▶ **What you need to do**
Give the number of lines in the data that contain "this", and nothing more.
** start Entries shown **
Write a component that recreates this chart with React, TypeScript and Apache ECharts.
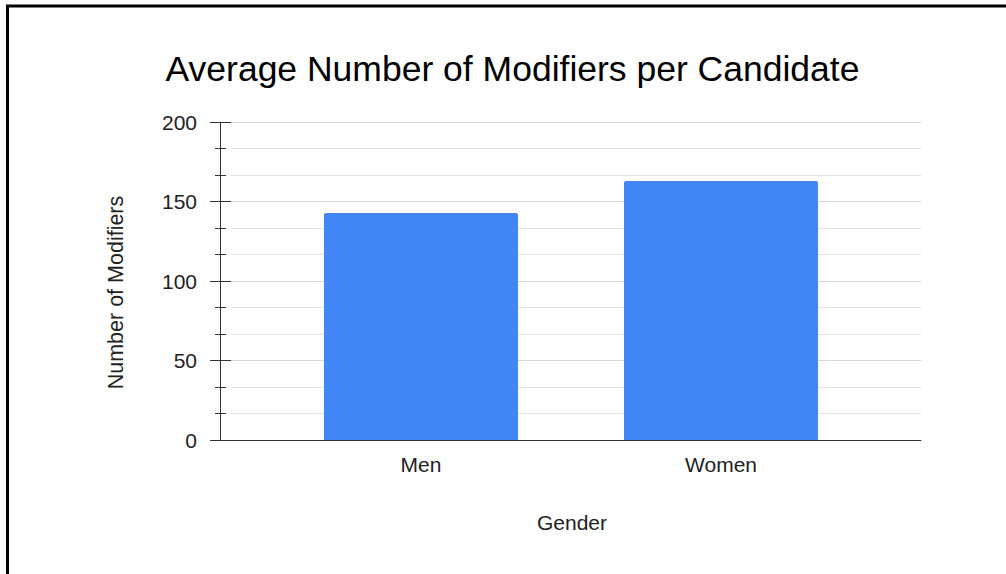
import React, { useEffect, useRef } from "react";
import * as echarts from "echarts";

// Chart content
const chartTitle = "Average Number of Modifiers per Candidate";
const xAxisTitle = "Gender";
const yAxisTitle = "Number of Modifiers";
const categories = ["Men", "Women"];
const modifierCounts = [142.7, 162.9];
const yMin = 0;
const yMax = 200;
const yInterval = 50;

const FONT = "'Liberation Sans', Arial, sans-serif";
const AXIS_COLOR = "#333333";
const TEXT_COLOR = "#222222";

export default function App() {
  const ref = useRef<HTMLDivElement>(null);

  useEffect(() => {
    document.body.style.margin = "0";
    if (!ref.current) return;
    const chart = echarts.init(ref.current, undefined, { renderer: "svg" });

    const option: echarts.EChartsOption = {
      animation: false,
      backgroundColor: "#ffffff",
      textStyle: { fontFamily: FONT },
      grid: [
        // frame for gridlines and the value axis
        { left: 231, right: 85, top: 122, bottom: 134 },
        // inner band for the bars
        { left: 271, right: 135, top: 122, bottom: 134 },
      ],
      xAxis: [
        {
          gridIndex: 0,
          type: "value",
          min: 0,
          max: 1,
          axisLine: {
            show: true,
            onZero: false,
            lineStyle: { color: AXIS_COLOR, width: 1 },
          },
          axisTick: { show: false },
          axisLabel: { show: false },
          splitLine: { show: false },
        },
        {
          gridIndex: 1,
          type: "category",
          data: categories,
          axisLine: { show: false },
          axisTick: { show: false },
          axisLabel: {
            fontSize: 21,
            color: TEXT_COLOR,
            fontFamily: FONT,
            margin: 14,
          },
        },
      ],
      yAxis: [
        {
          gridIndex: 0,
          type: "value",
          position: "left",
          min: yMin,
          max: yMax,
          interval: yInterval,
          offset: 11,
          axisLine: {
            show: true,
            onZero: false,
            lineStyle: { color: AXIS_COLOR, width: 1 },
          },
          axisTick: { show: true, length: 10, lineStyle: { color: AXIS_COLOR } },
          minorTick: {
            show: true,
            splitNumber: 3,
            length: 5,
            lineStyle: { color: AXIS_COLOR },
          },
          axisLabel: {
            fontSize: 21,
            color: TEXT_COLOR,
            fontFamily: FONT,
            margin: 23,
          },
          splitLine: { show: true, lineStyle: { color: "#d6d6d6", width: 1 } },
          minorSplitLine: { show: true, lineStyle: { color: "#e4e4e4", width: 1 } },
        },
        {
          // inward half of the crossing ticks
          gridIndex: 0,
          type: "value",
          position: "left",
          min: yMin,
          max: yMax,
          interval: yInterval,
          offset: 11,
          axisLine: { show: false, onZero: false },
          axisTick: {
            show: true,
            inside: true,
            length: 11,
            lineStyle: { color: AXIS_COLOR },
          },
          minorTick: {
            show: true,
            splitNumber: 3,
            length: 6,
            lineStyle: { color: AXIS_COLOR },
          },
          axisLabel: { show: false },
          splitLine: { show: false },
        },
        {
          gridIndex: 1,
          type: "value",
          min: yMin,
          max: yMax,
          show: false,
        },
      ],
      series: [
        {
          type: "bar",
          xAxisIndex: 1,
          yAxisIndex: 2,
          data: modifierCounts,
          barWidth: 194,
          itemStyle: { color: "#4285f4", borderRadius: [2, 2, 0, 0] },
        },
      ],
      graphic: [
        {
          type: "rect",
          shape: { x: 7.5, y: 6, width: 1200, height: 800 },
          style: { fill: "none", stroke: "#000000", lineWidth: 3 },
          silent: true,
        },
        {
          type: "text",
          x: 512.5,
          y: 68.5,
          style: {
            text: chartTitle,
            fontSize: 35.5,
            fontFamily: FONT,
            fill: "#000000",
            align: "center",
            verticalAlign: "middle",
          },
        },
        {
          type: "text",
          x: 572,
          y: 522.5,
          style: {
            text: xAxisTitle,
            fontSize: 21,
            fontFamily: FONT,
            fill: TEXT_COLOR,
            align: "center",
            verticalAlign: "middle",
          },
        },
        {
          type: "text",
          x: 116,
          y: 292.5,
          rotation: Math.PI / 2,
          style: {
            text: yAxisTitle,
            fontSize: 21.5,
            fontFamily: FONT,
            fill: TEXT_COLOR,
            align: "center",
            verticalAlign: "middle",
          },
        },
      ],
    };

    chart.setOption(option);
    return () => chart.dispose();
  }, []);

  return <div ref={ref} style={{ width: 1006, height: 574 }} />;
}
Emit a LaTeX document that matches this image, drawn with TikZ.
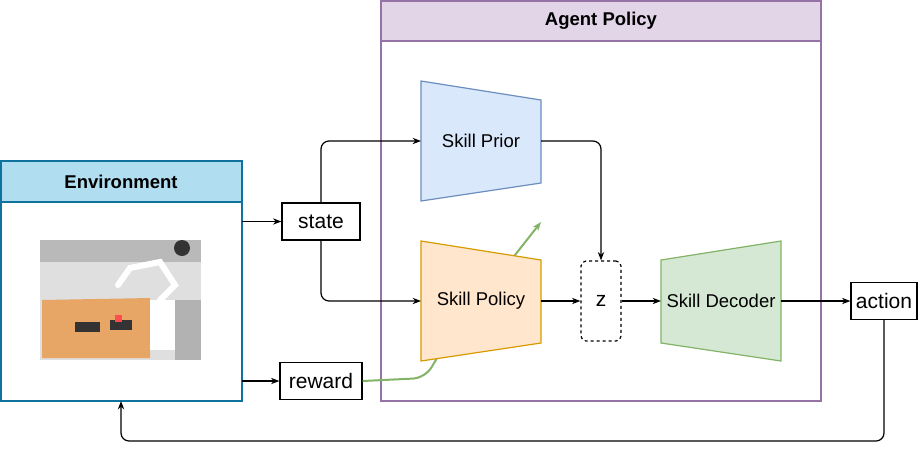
** end Entries shown **
▶ **Solved exercise**
2